Phasma is so, so very tired of both these men.

‘I don’t care who gets housed in which detention centre,’ says Ren. Without the vocoder, his voice sounds young and petulant. ‘He can room with me if that’s what it takes to satisfy your standard operating procedures. But your prisoner has information on Luke Skywalker and I will interrogate him myself.’

‘I’ve told you,’ says Hux, aiming for a tone of solicitous patience now that Phasma is there to witness. She doubts this was his approach a few moments earlier. ‘Interrogating prisoners is droidwork. Really, Ren, you’re better off directing your gifts towards–’

‘I’ll direct my gifts towards you if you don’t stop getting in my way.’

Hux looks to Phasma like a bratty sub-adult tattling to his teacher. She wonders if he realises his bottom lip is sticking out.

Siding with Ren over Hux is rarely a strong political move. Ren’s tempers blow over; Hux keeps score. Personally, Phasma doesn’t care if their tug-of-war tears the prisoner right down the middle so long as she still gets credit for his capture. Her time is wasted on adjudicating lovers’ tiffs, and she’s fairly sure that’s what this is. When they’re not busy trying to sabotage each other’s agendas out of petty spite, Hux and Ren spend an unreasonable amount of time together. She’s seen bite marks on Ren’s throat and a lilting stiffness to Hux’s gait when he exits the wrong side of the command habitation level. She’s seen fleeting touches. Heard muffled whispers. She doesn’t understand how their arrangement works and she’s not sure she especially wants to.

But she does want the Resistance scum kicked out of her detention centre. Which, unfortunately, means letting herself get drawn into their game.

‘Protocol obliges me to recommend,’ she says, ‘that the prisoner be transferred back to the hostile quarantine complex as soon as possible. He shouldn’t be housed with internal inmates and he shouldn’t be interrogated using the same droid units that handle classified internal systems data.’

‘But he should, and will, be interrogated by me,’ says Ren. Just in case anyone has missed the last few iterations of his message.

It’s the prisoner’s lucky day. Ren will be brutal but efficient; Hux would have dragged it out for hours. Of course, the prisoner is highly unlikely to thank her for her intervention.
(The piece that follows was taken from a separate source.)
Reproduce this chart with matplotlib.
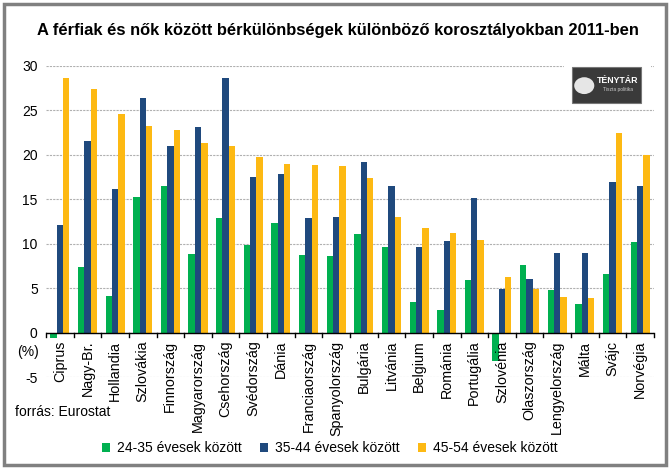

Ren strides off with purpose in his step, and Phasma is left to rub sealant into the fracture she’s just made in her working relationship with Hux.

‘Once he’s had his fun,’ she says, ‘you should probably reinterrogate the prisoner yourself to make sure no critical intel gets missed.’ If they’re going to act like sub-adults then she might as well treat them like sub-adults. You can take turns playing with the toy. Wait nicely.

Hux’s top lip curls, exposing teeth that Phasma’s quite sure match the bruises on Ren’s neck. ‘One day,’ he says, with a brazenness he never showed while they were planning Brendol’s downfall or discussing the various troublesome rivals they’ve bested together over the years, ‘Ren is going to need eliminating. I hope I can count on your support when the time comes, Phasma.’

The brazenness is how she knows he doesn’t mean it. Hux isn’t going to eliminate Ren. Whatever they might do to resolve their conflict in private tonight is none of her business, except in as far as she can use it for ammunition if she ever needs to move against one of them.

She files the thought away and says: ‘You can always count on my support.’

It’s not the truth, but for Hux’s purposes, it’s close enough.